** DATA ENTRIES **

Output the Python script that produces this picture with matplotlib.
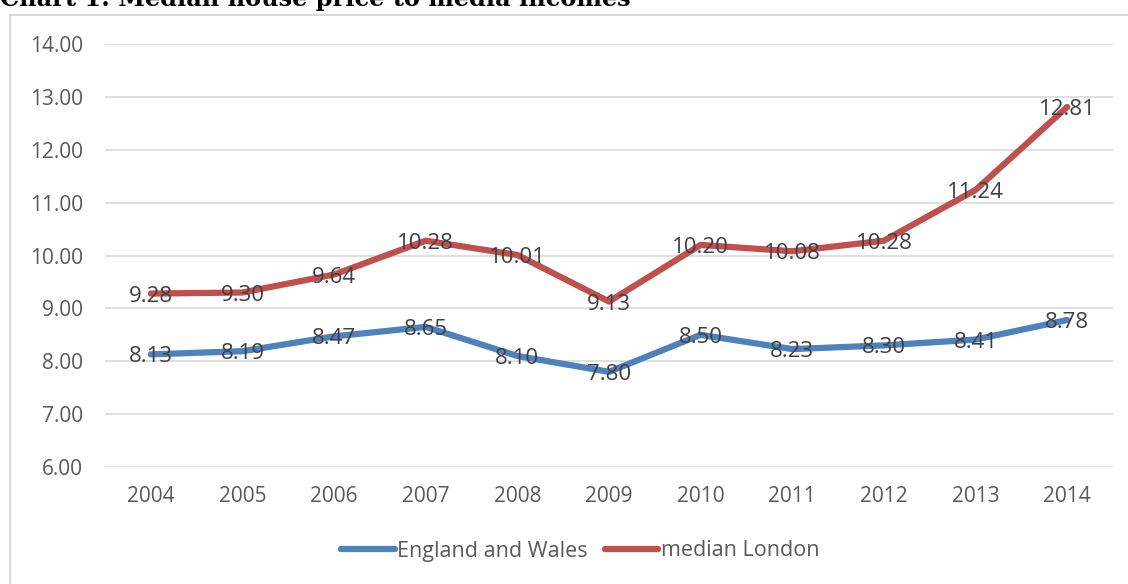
import numpy as np
import matplotlib.pyplot as plt
from matplotlib.patches import Rectangle

years = ['2004', '2005', '2006', '2007', '2008', '2009', '2010', '2011', '2012', '2013', '2014']
england_wales = [8.13, 8.19, 8.47, 8.65, 8.10, 7.80, 8.50, 8.23, 8.30, 8.41, 8.78]
london = [9.28, 9.30, 9.64, 10.28, 10.01, 9.13, 10.20, 10.08, 10.28, 11.24, 12.81]
y_ticks = [6, 7, 8, 9, 10, 11, 12, 13, 14]

plt.rcParams['font.family'] = ['Open Sans', 'DejaVu Sans']

fig = plt.figure(figsize=(11.28, 5.84), dpi=100)
ax = fig.add_axes([105 / 1128, 1 - 467 / 584, 1008 / 1128, 423 / 584])

# chart border, cut off on the right and bottom like the screenshot
fig.patches.append(Rectangle((10 / 1128, -0.1), 1.2, 1.1 - 15 / 584,
                             transform=fig.transFigure, fill=False,
                             edgecolor='#d9d9d9', linewidth=1.5))

fig.text(0.0, 1 + 1 / 584, 'Chart 1: Median house price to media incomes',
         family='DejaVu Serif', fontweight='bold', fontsize=17.3, va='center', ha='left')

x = np.arange(len(years))
ax.plot(x, england_wales, color='#4f81bd', linewidth=4.5, solid_capstyle='round',
        solid_joinstyle='round', label='England and Wales')
ax.plot(x, london, color='#c0504d', linewidth=4.5, solid_capstyle='round',
        solid_joinstyle='round', label='median London')

# data labels sit centred on the points
for xi, v in zip(x, england_wales):
    ax.text(xi, v, f'{v:.2f}', ha='center', va='center_baseline', fontsize=16, color='#404040')
for xi, v in zip(x, london):
    ax.text(xi, v, f'{v:.2f}', ha='center', va='center_baseline', fontsize=16, color='#404040')

ax.set_xlim(-0.5, 10.5)
ax.set_ylim(6, 14)
ax.set_yticks(y_ticks)
ax.set_yticklabels([f'{t:.2f}' for t in y_ticks])
ax.set_xticks(x)
ax.set_xticklabels(years)
ax.yaxis.grid(True, linestyle='-', color='#d9d9d9', linewidth=1.2)
ax.set_axisbelow(True)
for s in ax.spines.values():
    s.set_visible(False)
ax.tick_params(length=0, labelsize=15, colors='#595959')
ax.tick_params(axis='y', pad=16)
ax.tick_params(axis='x', pad=14)

leg = fig.legend(loc='center', bbox_to_anchor=(580 / 1128, 1 - 551 / 584), ncol=2,
                 frameon=False, fontsize=15.5, handlelength=2.5, handletextpad=0.1,
                 columnspacing=0.8)
for t in leg.get_texts():
    t.set_color('#595959')

fig.savefig('out.png', dpi=100)
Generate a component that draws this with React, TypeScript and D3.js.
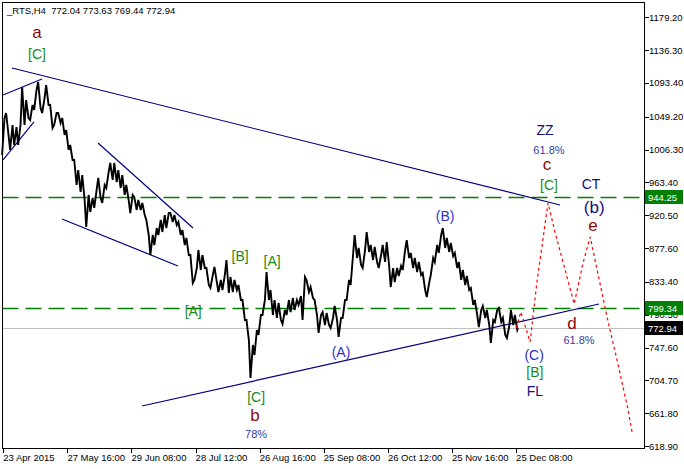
import React from 'react';
import * as d3 from 'd3';

const W = 684;
const H = 469;

const symbolTitle = '_RTS,H4  772.04 773.63 769.44 772.94';
const priceTicks = [1179.2, 1136.3, 1093.4, 1049.2, 1006.3, 963.4, 920.5, 877.6, 833.4, 790.5, 747.6, 704.7, 661.8, 618.9];
const timeLabels = ['23 Apr 2015', '27 May 16:00', '29 Jun 08:00', '28 Jul 12:00', '26 Aug 16:00', '25 Sep 08:00', '26 Oct 12:00', '25 Nov 16:00', '25 Dec 08:00'];
const timeLabelStep = 16;

const highs = [
  1047.6, 1054.1, 1038.4, 1035.8, 1038.4, 1088.1, 1071.1, 1064.6, 1084.2, 1094.6,
  1073.7, 1090.7, 1064.6, 1054.1, 1054.1, 1047.6, 1031.9, 1012.3, 992.7, 979.6,
  973.1, 947.0, 943.0, 953.5, 969.2, 960.0, 977.0, 988.8, 988.8, 979.6,
  973.1, 960.0, 947.0, 944.3, 940.4, 936.5, 914.3, 894.7, 903.8, 914.3,
  920.8, 923.4, 923.4, 920.8, 911.7, 901.2, 890.8, 868.5, 851.5, 875.1,
  868.5, 851.5, 842.4, 852.9, 835.9, 842.4, 862.0, 839.8, 835.9, 829.3,
  809.7, 783.6, 750.9, 770.5, 790.1, 809.7, 846.3, 822.8, 809.7, 805.8,
  796.7, 809.7, 812.3, 809.7, 815.0, 839.8, 835.9, 826.7, 809.7, 790.1,
  794.0, 792.7, 786.2, 801.9, 786.2, 809.7, 835.9, 868.5, 894.7, 877.7,
  875.1, 898.6, 881.6, 879.0, 868.5, 881.6, 885.5, 851.5, 851.5, 854.2,
  875.1, 888.1, 871.2, 864.6, 859.4, 845.0, 831.9, 864.6, 881.6, 894.7,
  903.8, 890.8, 884.2, 871.2, 859.4, 848.9, 841.1, 825.4, 809.7, 796.7,
  801.9, 796.7, 783.6, 796.7, 799.3, 786.2, 775.7, 796.7, 790.1,
];
const lows = [
  999.2, 1025.4, 1005.8, 1012.3, 1012.3, 1038.4, 1047.6, 1045.0, 1058.1, 1060.7,
  1054.1, 1064.6, 1034.5, 1038.4, 1041.1, 1025.4, 1005.8, 992.7, 960.0, 950.9,
  940.4, 905.1, 924.7, 930.0, 943.0, 936.5, 956.1, 966.6, 963.9, 956.1,
  947.0, 940.4, 923.4, 927.4, 927.4, 920.8, 894.7, 868.5, 881.6, 894.7,
  898.6, 903.8, 911.7, 907.7, 894.7, 881.6, 868.5, 831.9, 835.9, 848.9,
  851.5, 829.3, 825.4, 833.2, 820.2, 822.8, 818.9, 820.2, 822.8, 809.7,
  783.6, 757.4, 707.8, 737.8, 764.0, 790.1, 809.7, 790.1, 786.2, 783.6,
  778.4, 790.1, 794.0, 796.7, 803.2, 783.6, 820.2, 812.3, 790.1, 766.6,
  777.0, 777.0, 773.1, 783.6, 761.4, 786.2, 809.7, 829.3, 864.6, 855.5,
  851.5, 872.5, 862.0, 859.4, 851.5, 859.4, 855.5, 826.7, 833.2, 841.1,
  848.9, 864.6, 851.5, 846.3, 842.4, 822.8, 813.6, 842.4, 859.4, 871.2,
  877.7, 872.5, 867.2, 851.5, 835.9, 829.3, 822.8, 803.2, 790.1, 774.4,
  786.2, 777.0, 753.5, 781.0, 781.0, 764.0, 760.1, 777.0, 770.5,
];
const lastClose = 772.94;
const levels = [944.25, 799.34];

// forecast path (bar index, price)
const forecastIdx = [128, 129.2, 131.5, 133.2, 135.97, 137.7, 139.7, 142.5, 144.7, 146.5, 148.5, 150.7, 153.2, 155.8, 157.0];
const forecastPrice = [772.94, 794.0, 754.8, 833.2, 936.5, 898.6, 859.4, 804.5, 858.1, 892.1, 842.4, 787.5, 731.3, 669.9, 635.9];

// trend lines [idx1, price1, idx2, price2]
const trendLines = [
  [2.17, 1112.9, 138.97, 933.9],
  [-0.07, 1077.7, 9.66, 1098.6],
  [-0.07, 992.7, 7.66, 1042.4],
  [23.64, 1014.9, 47.35, 903.8],
  [14.65, 915.6, 43.6, 854.2],
  [34.62, 671.2, 148.7, 804.5],
];

// wave labels: text, idx, price, kind
const waveLabels: [string, number, number, string][] = [
  ['a', 8.41, 1152.2, 'minor'],
  ['[C]', 8.41, 1124.7, 'inter'],
  ['[B]', 59.1, 860.7, 'inter'],
  ['[A]', 67.1, 854.2, 'inter'],
  ['[A]', 47.4, 788.8, 'inter'],
  ['(A)', 84.3, 735.2, 'minute'],
  ['(B)', 110.3, 913.0, 'minute'],
  ['ZZ', 135.2, 1025.4, 'pattern'],
  ['61.8%', 136.2, 1000.5, 'pct'],
  ['c', 135.7, 979.6, 'minor'],
  ['[C]', 136.2, 953.5, 'inter'],
  ['CT', 146.7, 954.8, 'pattern'],
  ['(b)', 147.5, 924.0, 'big'],
  ['e', 147.2, 899.5, 'minor'],
  ['d', 141.96, 771.8, 'minor'],
  ['61.8%', 143.7, 752.2, 'pct'],
  ['(C)', 132.5, 731.3, 'minute'],
  ['[B]', 132.7, 709.1, 'inter'],
  ['FL', 132.7, 684.3, 'pattern'],
  ['[C]', 63.1, 676.4, 'inter'],
  ['b', 62.8, 651.6, 'minor'],
  ['78%', 63.1, 629.4, 'pct'],
];

const labelStyle: Record<string, { size: number; color: string }> = {
  minor: { size: 17, color: '#8b0a0a' },
  inter: { size: 14, color: '#1a8a1a' },
  minute: { size: 14, color: '#3030c8' },
  pattern: { size: 14, color: '#101080' },
  pct: { size: 11, color: '#3a3a9a' },
  big: { size: 17, color: '#101080' },
};

const FONT = '"Liberation Sans", Arial, sans-serif';

export default function App() {
  const left = 2.5, right = 644.5, top = 2.5, bottom = 448.5;
  const x = d3.scaleLinear().domain([0, 160]).range([3.3, 644.3]);
  const y = d3.scaleLinear().domain([618.9, 1179.2]).range([446, 17.3]);

  const pts: [number, number][] = [];
  for (let i = 0; i < highs.length; i++) {
    const xi = x(i);
    const mid = (highs[i] + lows[i]) / 2;
    const nextMid = i + 1 < highs.length ? (highs[i + 1] + lows[i + 1]) / 2 : lastClose;
    if (nextMid > mid) {
      pts.push([xi - 1.2, y(lows[i])]);
      pts.push([xi + 1.2, y(highs[i])]);
    } else {
      pts.push([xi - 1.2, y(highs[i])]);
      pts.push([xi + 1.2, y(lows[i])]);
    }
  }
  pts.push([x(highs.length - 1) + 2, y(lastClose)]);
  const priceLine = d3.line()(pts) || '';

  const fc = d3.line<number>().x((d, i) => x(forecastIdx[i])).y((d) => y(d))(forecastPrice) || '';

  const timeIdx = timeLabels.map((_, k) => k * timeLabelStep);

  return (
    <svg width={W} height={H} style={{ position: 'absolute', left: 0, top: 0, background: '#fff' }} fontFamily={FONT}>
      <rect x={0} y={0} width={W} height={H} fill="#fff" />
      {/* current price line */}
      <line x1={left} x2={right} y1={Math.round(y(lastClose)) + 0.5} y2={Math.round(y(lastClose)) + 0.5} stroke="#c0c0c0" strokeWidth={1} />
      {/* level lines */}
      {levels.map((lv) => (
        <line key={lv} x1={left} x2={right} y1={Math.round(y(lv)) + 0.5} y2={Math.round(y(lv)) + 0.5} stroke="#008000" strokeWidth={1.3} strokeDasharray="16,7" />
      ))}
      {/* trend lines */}
      {trendLines.map((t, k) => (
        <line key={k} x1={x(t[0])} y1={y(t[1])} x2={x(t[2])} y2={y(t[3])} stroke="#000080" strokeWidth={1.2} />
      ))}
      {/* price */}
      <path d={priceLine} fill="none" stroke="#000" strokeWidth={1.9} strokeLinejoin="miter" />
      {/* forecast */}
      <path d={fc} fill="none" stroke="#ff0000" strokeWidth={1.2} strokeDasharray="3,3" />
      {/* labels */}
      {waveLabels.map(([t, i, p, kind], k) => (
        <text key={k} x={x(i)} y={y(p)} textAnchor="middle" fontSize={labelStyle[kind].size} fill={labelStyle[kind].color}>
          {t}
        </text>
      ))}
      {/* frame */}
      <rect x={left} y={top} width={right - left} height={bottom - top} fill="none" stroke="#000" strokeWidth={1} shapeRendering="crispEdges" />
      {/* price axis */}
      {priceTicks.map((p) => (
        <g key={p}>
          <line x1={right} x2={right + 4} y1={Math.round(y(p)) + 0.5} y2={Math.round(y(p)) + 0.5} stroke="#000" shapeRendering="crispEdges" />
          <text x={649} y={y(p) + 3.5} fontSize={9.5} fill="#000">{p.toFixed(2)}</text>
        </g>
      ))}
      {/* time axis */}
      {timeIdx.map((ti, k) => (
        <g key={k}>
          <line x1={Math.round(x(ti)) + 0.5} x2={Math.round(x(ti)) + 0.5} y1={bottom} y2={bottom + 4} stroke="#000" shapeRendering="crispEdges" />
          <text x={x(ti)} y={461} fontSize={9.5} fill="#000">{timeLabels[k]}</text>
        </g>
      ))}
      {/* level boxes */}
      {levels.map((lv) => (
        <g key={'b' + lv}>
          <rect x={645} y={Math.round(y(lv)) - 7} width={38} height={14} fill="#008000" />
          <text x={648} y={Math.round(y(lv)) + 4} fontSize={9.5} fill="#fff">{lv.toFixed(2)}</text>
        </g>
      ))}
      <g>
        <rect x={645} y={Math.round(y(lastClose)) - 7} width={38} height={14} fill="#000" />
        <text x={648} y={Math.round(y(lastClose)) + 4} fontSize={9.5} fill="#fff">{lastClose.toFixed(2)}</text>
      </g>
      {/* title */}
      <text x={7} y={14} fontSize={9.5} fill="#000" style={{ whiteSpace: 'pre' }}>{symbolTitle}</text>
    </svg>
  );
}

** TASK DIRECTIONS **
From the line with "Generate a component" to the line with "const timeLabelStep = 16;", set down those lines word for word and only those, counting both ends. Pictures stay out of the copy.

** COMPLETE RESPONSE **
Generate a component that draws this with React, TypeScript and D3.js.
import React from 'react';
import * as d3 from 'd3';

const W = 684;
const H = 469;

const symbolTitle = '_RTS,H4  772.04 773.63 769.44 772.94';
const priceTicks = [1179.2, 1136.3, 1093.4, 1049.2, 1006.3, 963.4, 920.5, 877.6, 833.4, 790.5, 747.6, 704.7, 661.8, 618.9];
const timeLabels = ['23 Apr 2015', '27 May 16:00', '29 Jun 08:00', '28 Jul 12:00', '26 Aug 16:00', '25 Sep 08:00', '26 Oct 12:00', '25 Nov 16:00', '25 Dec 08:00'];
const timeLabelStep = 16;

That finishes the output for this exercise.